In the story itself, Daily Beast staffer Justin Miller answered the question in the negative, but did note that the court ruling in question did draw from the Supreme Court sodomy law case Lawrence v. Texas and that there's a strong political validation to the slippery slope argument from developments like these (emphases mine):
Analogizing homosexuality to bigamy, polygamy, incest, bestiality, and pedophilia made Santorum infamous. Syndicated columnist Dan Savage even campaigned to turn “santorum” into a byword for sexual waste as revenge.
But the Supreme Court eventually ruled that anti-sodomy laws were unconstitutional in Lawrence, and Judge Waddoups used that very ruling Friday to strike a blow against Utah’s anti-polygamy law.
So is Santorum vindicated? Will America become Big Love set in Sodom and Gomorrah?
Not quite. The Utah decision does not recognize, in Santorum’s words, a “right to polygamy.” The judge said the right to not be discriminated against under the First and Fourteenth amendments applies to the plaintiffs.

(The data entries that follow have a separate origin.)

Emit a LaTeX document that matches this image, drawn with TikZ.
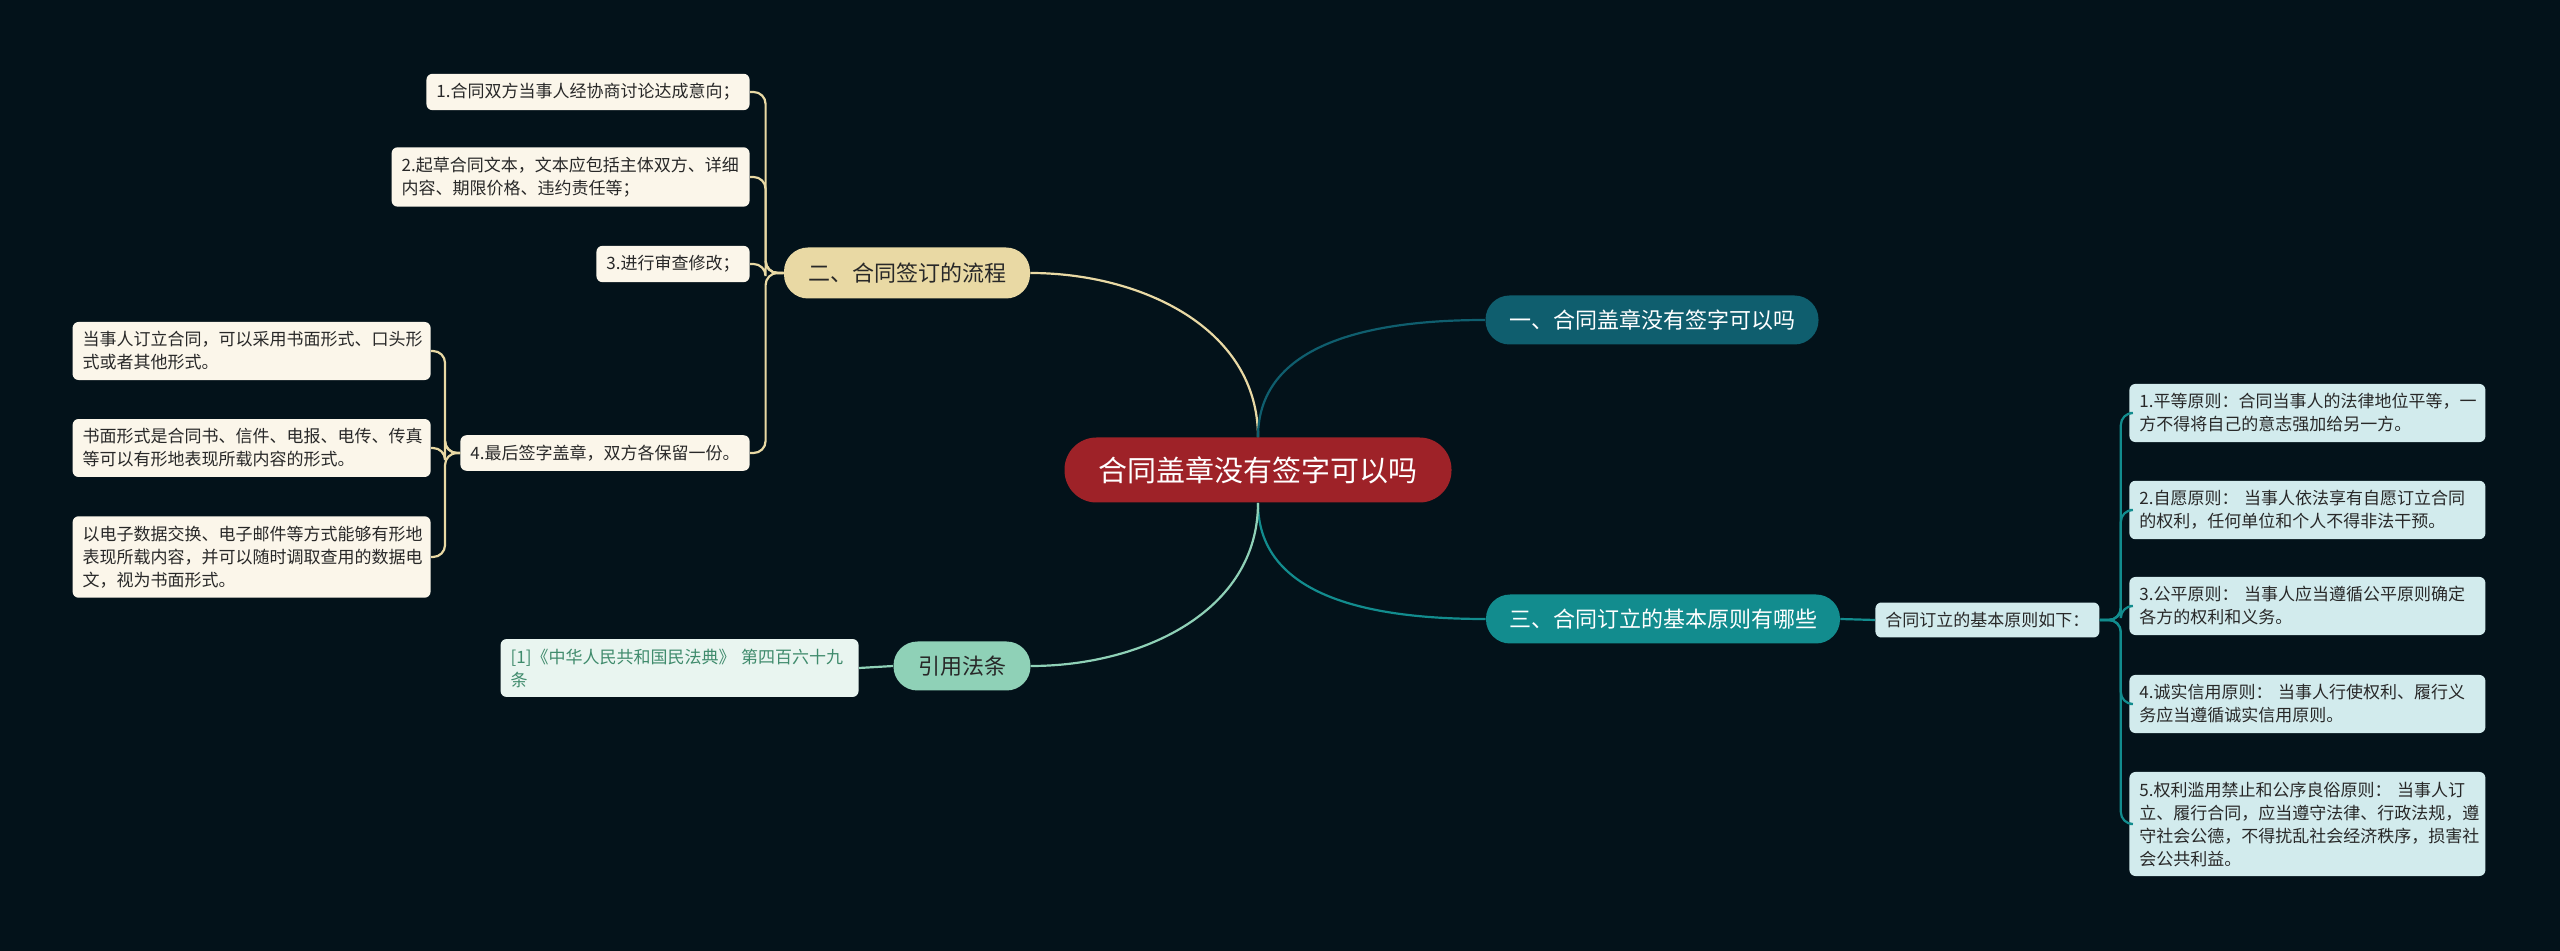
\documentclass[tikz,border=0pt]{standalone}
\usepackage{fontspec}
\setmainfont{Noto Sans CJK SC}
\definecolor{BgDark}{RGB}{3, 18, 26}
\definecolor{RootRed}{RGB}{158, 34, 40}
\definecolor{TealDark}{RGB}{15, 94, 110}
\definecolor{TealMid}{RGB}{18, 140, 142}
\definecolor{SandGold}{RGB}{233, 217, 164}
\definecolor{MintGreen}{RGB}{143, 209, 183}
\definecolor{CreamLeaf}{RGB}{251, 246, 234}
\definecolor{IceLeaf}{RGB}{210, 235, 237}
\definecolor{CiteLeaf}{RGB}{233, 245, 240}
\definecolor{CiteText}{RGB}{63, 139, 108}
\definecolor{InkDark}{RGB}{40, 40, 40}
\usepackage{tikz}
\usetikzlibrary{positioning, calc}

\begin{document}
\begin{tikzpicture}[x=0.5pt, y=-0.5pt, font=\fontsize{8.5}{11.5}\selectfont,
  pill/.style={rectangle, rounded corners=12pt, inner sep=0pt, minimum height=24.5pt, font=\fontsize{11}{13}\selectfont},
  leaf/.style={rectangle, rounded corners=3pt, inner xsep=5pt, inner ysep=4.8pt, align=left, text=InkDark},
  wideleaf/.style={leaf, text width=169pt},
  link/.style={line width=1.1pt}]
\useasboundingbox (0, 0) rectangle (2560, 951);
\fill[BgDark] (0, 0) rectangle (2560, 951);

% centre and main branches
\node[rectangle, rounded corners=16pt, fill=RootRed, text=white, minimum width=193.5pt, minimum height=32.5pt, font=\fontsize{14.5}{16}\selectfont] (root) at (1258, 470) {合同盖章没有签字可以吗};
\node[pill, fill=TealDark, text=white, minimum width=166.5pt] (q1) at (1652, 320) {一、合同盖章没有签字可以吗};
\node[pill, fill=SandGold, text=InkDark, minimum width=123pt, minimum height=25.5pt] (q2) at (907, 273) {二、合同签订的流程};
\node[pill, fill=TealMid, text=white, minimum width=177pt] (q3) at (1663, 619) {三、合同订立的基本原则有哪些};
\node[pill, fill=MintGreen, text=InkDark, minimum width=68.5pt] (law) at (962, 666) {引用法条};
\draw[link, SandGold] (root.north) to[out=90, in=0] (q2.east);
\draw[link, TealDark] (root.north) to[out=90, in=180] (q1.west);
\draw[link, TealMid] (root.south) to[out=-90, in=180] (q3.west);
\draw[link, MintGreen] (root.south) to[out=-90, in=0] (law.east);

% signing steps
\node[leaf, fill=CreamLeaf, anchor=east] (s1) at (750, 92) {1.合同双方当事人经协商讨论达成意向；};
\node[wideleaf, fill=CreamLeaf, anchor=east] (s2) at (750, 177) {2.起草合同文本，文本应包括主体双方、详细\\内容、期限价格、违约责任等；};
\node[leaf, fill=CreamLeaf, anchor=east] (s3) at (750, 264) {3.进行审查修改；};
\node[leaf, fill=CreamLeaf, anchor=east] (s4) at (750, 453) {4.最后签字盖章，双方各保留一份。};
\foreach \n in {s1, s2, s3, s4}
  \draw[link, SandGold, rounded corners=6pt] (q2.west) -- ++(-18, 0) |- (\n.east);

\node[wideleaf, fill=CreamLeaf, anchor=east] (f1) at (431, 351) {当事人订立合同，可以采用书面形式、口头形\\式或者其他形式。};
\node[wideleaf, fill=CreamLeaf, anchor=east] (f2) at (431, 448) {书面形式是合同书、信件、电报、电传、传真\\等可以有形地表现所载内容的形式。};
\node[wideleaf, fill=CreamLeaf, anchor=east] (f3) at (431, 557) {以电子数据交换、电子邮件等方式能够有形地\\表现所载内容，并可以随时调取查用的数据电\\文，视为书面形式。};
\foreach \n in {f1, f2, f3}
  \draw[link, SandGold, rounded corners=6pt] (s4.west) -- ++(-15, 0) |- (\n.east);

% principles
\node[leaf, fill=IceLeaf, anchor=west] (rule) at (1875, 620) {合同订立的基本原则如下：};
\draw[link, TealMid] (q3.east) -- (rule.west);
\foreach \i/\y/\t in {1/413/{1.平等原则：合同当事人的法律地位平等，一\\方不得将自己的意志强加给另一方。},%
    2/510/{2.自愿原则： 当事人依法享有自愿订立合同\\的权利，任何单位和个人不得非法干预。},%
    3/606/{3.公平原则： 当事人应当遵循公平原则确定\\各方的权利和义务。},%
    4/704/{4.诚实信用原则： 当事人行使权利、履行义\\务应当遵循诚实信用原则。},%
    5/824/{5.权利滥用禁止和公序良俗原则： 当事人订\\立、履行合同，应当遵守法律、行政法规，遵\\守社会公德，不得扰乱社会经济秩序，损害社\\会公共利益。}} {
  \node[leaf, fill=IceLeaf, anchor=west, text width=168pt] (p\i) at (2129, \y) {\t};
  \draw[link, TealMid, rounded corners=6pt] (rule.east) -- ++(21, 0) |- (p\i.west);
}

% citation
\node[wideleaf, fill=CiteLeaf, text=CiteText, anchor=east] (ref) at (859, 668) {[1]《中华人民共和国民法典》 第四百六十九\\条};
\draw[link, MintGreen] (law.west) -- (ref.east);
\end{tikzpicture}
\end{document}
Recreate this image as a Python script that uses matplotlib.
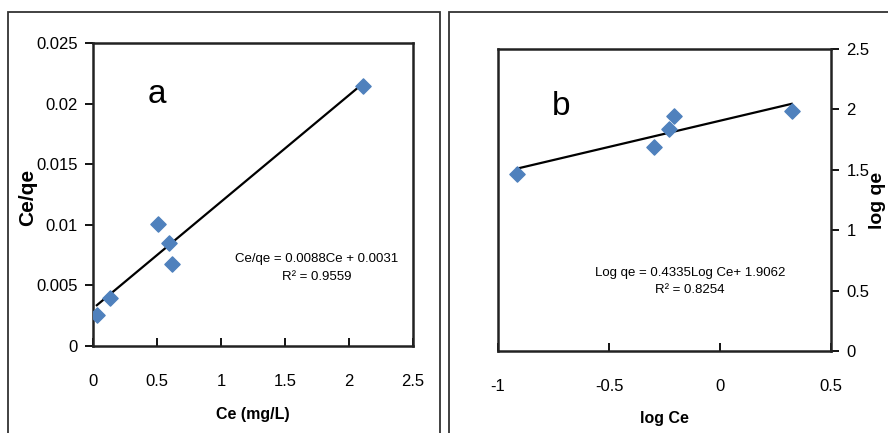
import matplotlib
matplotlib.use("Agg")
import matplotlib.pyplot as plt
import numpy as np
from matplotlib.patches import Rectangle

plt.rcParams['font.family'] = ['Liberation Sans', 'DejaVu Sans']

# Langmuir plot (a)
ce = [0.03, 0.13, 0.505, 0.595, 0.617, 2.11]
ce_qe = [0.00256, 0.00393, 0.01004, 0.00847, 0.00674, 0.02148]
slope_a, icept_a = 0.0088, 0.0031

# Freundlich plot (b)
log_ce = [-0.914, -0.299, -0.230, -0.209, 0.323]
log_qe = [1.465, 1.691, 1.838, 1.945, 1.987]
slope_b, icept_b = 0.4335, 1.9062

blue = '#4f81bd'
W, H = 888, 433

fig = plt.figure(figsize=(8.88, 4.33), dpi=100)

# outer chart borders
fig.patches.append(Rectangle((8/W, -0.1), 432/W, 1.1 - 12/H, transform=fig.transFigure,
                             fill=False, ec='#333333', lw=1.3))
fig.patches.append(Rectangle((449/W, -0.1), 0.5, 1.1 - 12/H, transform=fig.transFigure,
                             fill=False, ec='#333333', lw=1.3))

ax1 = fig.add_axes([93/W, 1 - 346/H, 320/W, 303/H])
ax2 = fig.add_axes([498/W, 1 - 351/H, 333/W, 302/H])

# --- panel a ---
ax1.scatter(ce, ce_qe, marker='D', s=60, color=blue, zorder=3)
xf = np.array([min(ce), max(ce)])
ax1.plot(xf, slope_a*xf + icept_a, color='black', lw=1.6, zorder=2)
ax1.set_xlim(0, 2.5)
ax1.set_ylim(0, 0.025)
ax1.set_xticks([0, 0.5, 1, 1.5, 2, 2.5])
ax1.set_xticklabels(['0', '0.5', '1', '1.5', '2', '2.5'])
ax1.set_yticks([0, 0.005, 0.01, 0.015, 0.02, 0.025])
ax1.set_yticklabels(['0', '0.005', '0.01', '0.015', '0.02', '0.025'])
ax1.tick_params(axis='x', direction='in', length=6, width=1.3, pad=20, labelsize=12)
ax1.tick_params(axis='y', direction='out', length=6, width=1.3, pad=5, labelsize=12)
ax1.text(0.20, 0.83, 'a', transform=ax1.transAxes, fontsize=24, ha='center', va='center')
ax1.text(0.70, 0.257, 'Ce/qe = 0.0088Ce + 0.0031\nR² = 0.9559', transform=ax1.transAxes,
         fontsize=9.5, ha='center', va='center', linespacing=1.6)

# --- panel b ---
ax2.scatter(log_ce, log_qe, marker='D', s=60, color=blue, zorder=3)
xf = np.array([min(log_ce), max(log_ce)])
ax2.plot(xf, slope_b*xf + icept_b, color='black', lw=1.6, zorder=2)
ax2.set_xlim(-1, 0.5)
ax2.set_ylim(0, 2.5)
ax2.set_xticks([-1, -0.5, 0, 0.5])
ax2.set_xticklabels(['-1', '-0.5', '0', '0.5'])
ax2.set_yticks([0, 0.5, 1, 1.5, 2, 2.5])
ax2.set_yticklabels(['0', '0.5', '1', '1.5', '2', '2.5'])
ax2.yaxis.tick_right()
ax2.tick_params(axis='x', direction='in', length=6, width=1.3, pad=20, labelsize=12)
ax2.tick_params(axis='y', direction='out', length=6, width=1.3, pad=5, labelsize=12)
ax2.text(0.19, 0.81, 'b', transform=ax2.transAxes, fontsize=24, ha='center', va='center')
ax2.text(0.577, 0.23, 'Log qe = 0.4335Log Ce+ 1.9062\nR² = 0.8254', transform=ax2.transAxes,
         fontsize=9.5, ha='center', va='center', linespacing=1.6)

for ax in (ax1, ax2):
    for sp in ax.spines.values():
        sp.set_linewidth(1.8)
        sp.set_color('#222222')

fig.text(28/W, 1 - 197/H, 'Ce/qe', rotation=90, fontsize=15, fontweight='bold',
         ha='center', va='center')
fig.text(253/W, 1 - 414/H, 'Ce (mg/L)', fontsize=11.5, fontweight='bold', ha='center', va='center')
fig.text(664/W, 1 - 418/H, 'log Ce', fontsize=11.5, fontweight='bold', ha='center', va='center')
fig.text(877/W, 1 - 200/H, 'log qe', rotation=90, fontsize=14, fontweight='bold',
         ha='center', va='center')

fig.savefig('out.png', dpi=100)
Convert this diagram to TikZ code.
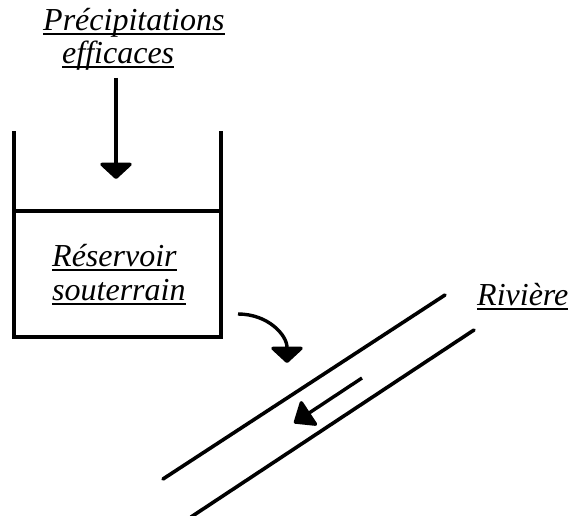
\documentclass[tikz,border=0pt]{standalone}
\usepackage{fontspec}
\setmainfont{Liberation Serif}
\usetikzlibrary{arrows.meta}
\newcommand\ulword[1]{\setbox0\hbox{#1}\rlap{\rule[-4.5pt]{\wd0}{2pt}}\box0}
\begin{document}
\begin{tikzpicture}[x=1pt,y=-1pt,
  lbl/.style={anchor=base west, inner sep=0pt, font=\fontsize{32}{33}\selectfont\itshape},
  wall/.style={line width=3.4pt},
  flow/.style={line width=3.4pt, -{Triangle[width=36pt,length=17pt,round]}},
  bank/.style={line width=3.6pt, line cap=round}]
\useasboundingbox (0,0) rectangle (575,516);
% labels
\node[lbl] (prec1) at (43,31) {\ulword{Précipitations}};
\node[lbl] (prec2) at (62,64) {\ulword{efficaces}};
\node[lbl] (res1) at (52,266) {\ulword{Réservoir}};
\node[lbl] (res2) at (52,300) {\ulword{souterrain}};
\node[lbl] (riv) at (477,305) {\ulword{Rivière}};
% reservoir
\draw[wall] (14,131) -- (14,337) -- (221,337) -- (221,131);
\draw[wall] (14,211) -- (221,211);
% river banks
\coordinate (b1a) at (163,479);
\coordinate (b1b) at (445,295);
\coordinate (b2a) at (474,330);
\coordinate (b2b) at (191,517);
\draw[bank] (b1a) -- (b1b);
\draw[bank] (b2a) -- (b2b);
% arrows
\coordinate (p0) at (116,78);
\coordinate (p1) at (116,179);
\draw[flow] (p0) -- (p1);
\coordinate (q0) at (238,314);
\coordinate (q1) at (287,363);
\draw[flow] (q0) .. controls (268,314) and (287,335) .. (q1);
\coordinate (r0) at (362,378);
\coordinate (r1) at (294,423);
\draw[line width=3.4pt, -{Triangle[width=32pt,length=20pt,round]}] (r0) -- (r1);
\end{tikzpicture}
\end{document}
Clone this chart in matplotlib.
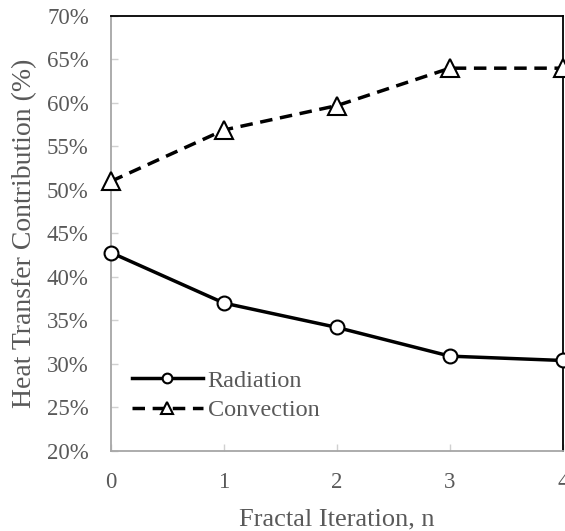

The family of Kody Brown, subject of the TLC reality show Sister Wives, says it is polygamist because it belongs to a fundamentalist Mormon church. The Browns sued Utah in 2011, arguing that the anti-polygamy law violated their right to privacy based on the Lawrence decision. Bigamy, or having multiple active marriage licenses, is a third-degree felony in Utah. Utah outlawed the practice, prevalent among Mormons, so Congress would accept it as a state in 1896. (The Church of Jesus Christ of Latter-day Saints banned polygamy in 1890.)
If Utah doesn’t prosecute an adulterer for sleeping with several women, the judge wrote, why should it prosecute a polygamist doing the same under one roof?
In other words, Utah polygamists can’t be discriminated against now, but they still can’t get married.
The difference might sound academic to the 83 percent of Americans who say polygamy is morally wrong. Santorum’s slippery-slope logic used against gays—legalize their relations and you’ll see a parade of horribles—may not be legally sound, but it could remain politically powerful. After all, even the swing voters who have come around to supporting same-sex marriage in states such as Iowa did not think they were signing up for legalized polygamy.
Of course, federal and state judges are largely removed from electoral considerations, so it's not all that ludicrous to see a judicial snowballing effect where, over the course of a few years and a few court rulings, a court could issue a ruling finding a right to polygamous marital unions. The Daily Beast may not wish to recognize that, but even they can't deny that the courts being used as an end-run around the will of the people does present the possibility that proponents of polygamy will be emboldened moving forward to push their agenda first through the courts of law and then the court of public opinion.